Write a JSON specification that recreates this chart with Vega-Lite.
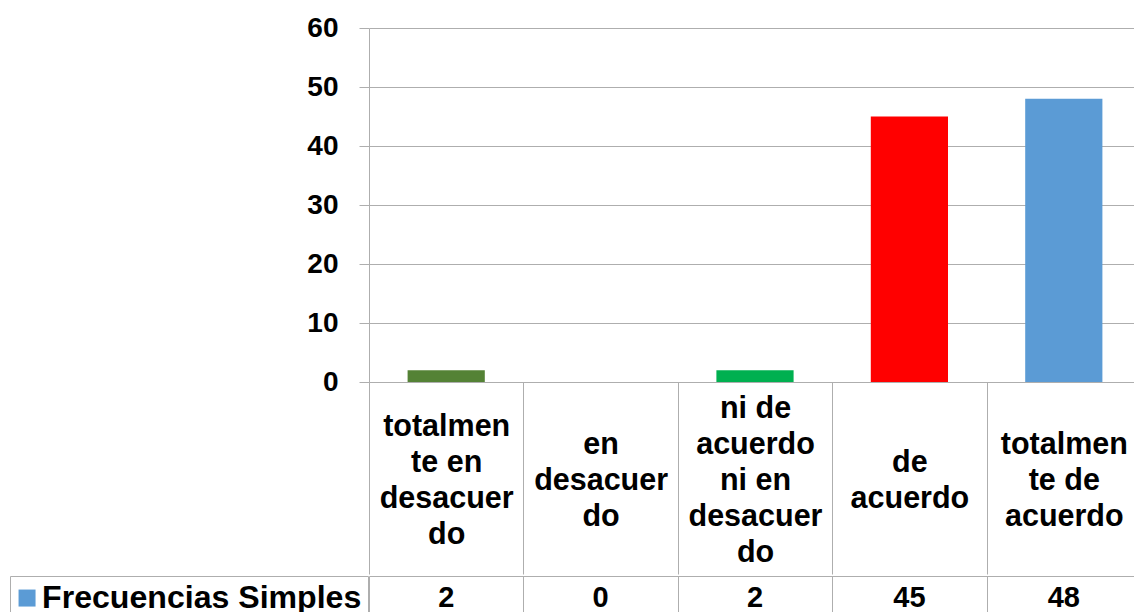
{
  "$schema": "https://vega.github.io/schema/vega-lite/v6.json",
  "padding": {"left": 9, "top": 14, "right": 0, "bottom": 0},
  "background": "white",
  "spacing": 0,
  "data": {
    "values": [
      {"categoria": "totalmente en desacuerdo", "frecuencia": 2, "serie": "Frecuencias Simples"},
      {"categoria": "en desacuerdo", "frecuencia": 0, "serie": "Frecuencias Simples"},
      {"categoria": "ni de acuerdo ni en desacuerdo", "frecuencia": 2, "serie": "Frecuencias Simples"},
      {"categoria": "de acuerdo", "frecuencia": 45, "serie": "Frecuencias Simples"},
      {"categoria": "totalmente de acuerdo", "frecuencia": 48, "serie": "Frecuencias Simples"}
    ]
  },
  "config": {"view": {"stroke": null}, "font": "Liberation Sans"},
  "resolve": {"scale": {"color": "independent"}},
  "vconcat": [
    {
      "width": 772,
      "height": 354,
      "mark": {"type": "bar", "width": {"band": 0.5}},
      "encoding": {
        "x": {
          "field": "categoria",
          "type": "nominal",
          "sort": null,
          "scale": {"paddingInner": 0, "paddingOuter": 0},
          "axis": {
            "title": null,
            "labelAngle": 0,
            "labelExpr": "datum.value == 'totalmente en desacuerdo' ? ['\u200b','totalmen','\u200b','te en','\u200b','desacuer','\u200b','do'] : datum.value == 'en desacuerdo' ? ['\u200b','\u200b','en','\u200b','desacuer','\u200b','do'] : datum.value == 'ni de acuerdo ni en desacuerdo' ? ['ni de','\u200b','acuerdo','\u200b','ni en','\u200b','desacuer','\u200b','do'] : datum.value == 'de acuerdo' ? ['\u200b','\u200b','\u200b','de','\u200b','acuerdo'] : datum.value == 'totalmente de acuerdo' ? ['\u200b','\u200b','totalmen','\u200b','te de','\u200b','acuerdo'] : ''",
            "labelFont": "Liberation Sans",
            "labelFontWeight": "bold",
            "labelFontSize": 30.5,
            "labelLineHeight": 18,
            "labelColor": "black",
            "labelBaseline": "middle",
            "labelAlign": "center",
            "labelPadding": -166,
            "labelLimit": 0,
            "labelOverlap": false,
            "labelFlush": false,
            "tickBand": "extent",
            "tickSize": 192,
            "tickColor": "#aeaeae",
            "tickWidth": 1,
            "domainColor": "#aeaeae",
            "domainWidth": 1,
            "grid": false
          }
        },
        "y": {
          "field": "frecuencia",
          "type": "quantitative",
          "scale": {"domain": [0, 60], "nice": false},
          "axis": {
            "title": null,
            "values": [0, 10, 20, 30, 40, 50, 60],
            "labelFont": "Liberation Sans",
            "labelFontWeight": "bold",
            "labelFontSize": 28,
            "labelColor": "black",
            "labelPadding": 21,
            "tickSize": 10,
            "tickColor": "#aeaeae",
            "domainColor": "#aeaeae",
            "grid": true,
            "gridColor": "#aeaeae",
            "gridOpacity": 1
          }
        },
        "color": {
          "field": "categoria",
          "type": "nominal",
          "sort": null,
          "scale": {
            "domain": ["totalmente en desacuerdo", "en desacuerdo", "ni de acuerdo ni en desacuerdo", "de acuerdo", "totalmente de acuerdo"],
            "range": ["#548235", "#5B9BD5", "#00B050", "#FF0000", "#5B9BD5"]
          },
          "legend": null
        }
      }
    },
    {
      "width": 772,
      "height": 38,
      "encoding": {
        "x": {
          "field": "categoria",
          "type": "nominal",
          "sort": null,
          "scale": {"paddingInner": 0, "paddingOuter": 0},
          "axis": {
            "orient": "top",
            "title": null,
            "labels": false,
            "ticks": false,
            "domain": true,
            "domainColor": "#aeaeae",
            "grid": true,
            "gridColor": "#aeaeae",
            "gridOpacity": 1,
            "tickBand": "extent"
          }
        }
      },
      "layer": [
        {
          "mark": {"type": "text", "font": "Liberation Sans", "fontWeight": "bold", "fontSize": 29, "color": "black", "baseline": "middle", "dy": 3},
          "encoding": {"text": {"field": "frecuencia", "type": "quantitative"}}
        },
        {
          "mark": {"type": "square", "size": 0},
          "encoding": {
            "color": {
              "field": "serie",
              "type": "nominal",
              "scale": {"range": ["#5B9BD5"]},
              "legend": {
                "title": null,
                "orient": "none",
                "legendX": -359,
                "legendY": 0,
                "strokeColor": "#aeaeae",
                "fillColor": "white",
                "padding": 6,
                "cornerRadius": 0,
                "symbolType": "square",
                "symbolSize": 289,
                "symbolStrokeWidth": 0,
                "symbolOpacity": 1,
                "symbolOffset": -5,
                "labelFont": "Liberation Sans",
                "labelFontSize": 32.1,
                "labelFontWeight": "bold",
                "labelColor": "black",
                "labelLimit": 0,
                "labelOffset": -1
              }
            }
          }
        }
      ]
    }
  ]
}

● **INSTRUCTION**: Restate the listing above word for word, and skip the pictures.

● **SOLUTION FOR THIS EXERCISE**:
Write a JSON specification that recreates this chart with Vega-Lite.
{
  "$schema": "https://vega.github.io/schema/vega-lite/v6.json",
  "padding": {"left": 9, "top": 14, "right": 0, "bottom": 0},
  "background": "white",
  "spacing": 0,
  "data": {
    "values": [
      {"categoria": "totalmente en desacuerdo", "frecuencia": 2, "serie": "Frecuencias Simples"},
      {"categoria": "en desacuerdo", "frecuencia": 0, "serie": "Frecuencias Simples"},
      {"categoria": "ni de acuerdo ni en desacuerdo", "frecuencia": 2, "serie": "Frecuencias Simples"},
      {"categoria": "de acuerdo", "frecuencia": 45, "serie": "Frecuencias Simples"},
      {"categoria": "totalmente de acuerdo", "frecuencia": 48, "serie": "Frecuencias Simples"}
    ]
  },
  "config": {"view": {"stroke": null}, "font": "Liberation Sans"},
  "resolve": {"scale": {"color": "independent"}},
  "vconcat": [
    {
      "width": 772,
      "height": 354,
      "mark": {"type": "bar", "width": {"band": 0.5}},
      "encoding": {
        "x": {
          "field": "categoria",
          "type": "nominal",
          "sort": null,
          "scale": {"paddingInner": 0, "paddingOuter": 0},
          "axis": {
            "title": null,
            "labelAngle": 0,
            "labelExpr": "datum.value == 'totalmente en desacuerdo' ? ['\u200b','totalmen','\u200b','te en','\u200b','desacuer','\u200b','do'] : datum.value == 'en desacuerdo' ? ['\u200b','\u200b','en','\u200b','desacuer','\u200b','do'] : datum.value == 'ni de acuerdo ni en desacuerdo' ? ['ni de','\u200b','acuerdo','\u200b','ni en','\u200b','desacuer','\u200b','do'] : datum.value == 'de acuerdo' ? ['\u200b','\u200b','\u200b','de','\u200b','acuerdo'] : datum.value == 'totalmente de acuerdo' ? ['\u200b','\u200b','totalmen','\u200b','te de','\u200b','acuerdo'] : ''",
            "labelFont": "Liberation Sans",
            "labelFontWeight": "bold",
            "labelFontSize": 30.5,
            "labelLineHeight": 18,
            "labelColor": "black",
            "labelBaseline": "middle",
            "labelAlign": "center",
            "labelPadding": -166,
            "labelLimit": 0,
            "labelOverlap": false,
            "labelFlush": false,
            "tickBand": "extent",
            "tickSize": 192,
            "tickColor": "#aeaeae",
            "tickWidth": 1,
            "domainColor": "#aeaeae",
            "domainWidth": 1,
            "grid": false
          }
        },
        "y": {
          "field": "frecuencia",
          "type": "quantitative",
          "scale": {"domain": [0, 60], "nice": false},
          "axis": {
            "title": null,
            "values": [0, 10, 20, 30, 40, 50, 60],
            "labelFont": "Liberation Sans",
            "labelFontWeight": "bold",
            "labelFontSize": 28,
            "labelColor": "black",
            "labelPadding": 21,
            "tickSize": 10,
            "tickColor": "#aeaeae",
            "domainColor": "#aeaeae",
            "grid": true,
            "gridColor": "#aeaeae",
            "gridOpacity": 1
          }
        },
        "color": {
          "field": "categoria",
          "type": "nominal",
          "sort": null,
          "scale": {
            "domain": ["totalmente en desacuerdo", "en desacuerdo", "ni de acuerdo ni en desacuerdo", "de acuerdo", "totalmente de acuerdo"],
            "range": ["#548235", "#5B9BD5", "#00B050", "#FF0000", "#5B9BD5"]
          },
          "legend": null
        }
      }
    },
    {
      "width": 772,
      "height": 38,
      "encoding": {
        "x": {
          "field": "categoria",
          "type": "nominal",
          "sort": null,
          "scale": {"paddingInner": 0, "paddingOuter": 0},
          "axis": {
            "orient": "top",
            "title": null,
            "labels": false,
            "ticks": false,
            "domain": true,
            "domainColor": "#aeaeae",
            "grid": true,
            "gridColor": "#aeaeae",
            "gridOpacity": 1,
            "tickBand": "extent"
          }
        }
      },
      "layer": [
        {
          "mark": {"type": "text", "font": "Liberation Sans", "fontWeight": "bold", "fontSize": 29, "color": "black", "baseline": "middle", "dy": 3},
          "encoding": {"text": {"field": "frecuencia", "type": "quantitative"}}
        },
        {
          "mark": {"type": "square", "size": 0},
          "encoding": {
            "color": {
              "field": "serie",
              "type": "nominal",
              "scale": {"range": ["#5B9BD5"]},
              "legend": {
                "title": null,
                "orient": "none",
                "legendX": -359,
                "legendY": 0,
                "strokeColor": "#aeaeae",
                "fillColor": "white",
                "padding": 6,
                "cornerRadius": 0,
                "symbolType": "square",
                "symbolSize": 289,
                "symbolStrokeWidth": 0,
                "symbolOpacity": 1,
                "symbolOffset": -5,
                "labelFont": "Liberation Sans",
                "labelFontSize": 32.1,
                "labelFontWeight": "bold",
                "labelColor": "black",
                "labelLimit": 0,
                "labelOffset": -1
              }
            }
          }
        }
      ]
    }
  ]
}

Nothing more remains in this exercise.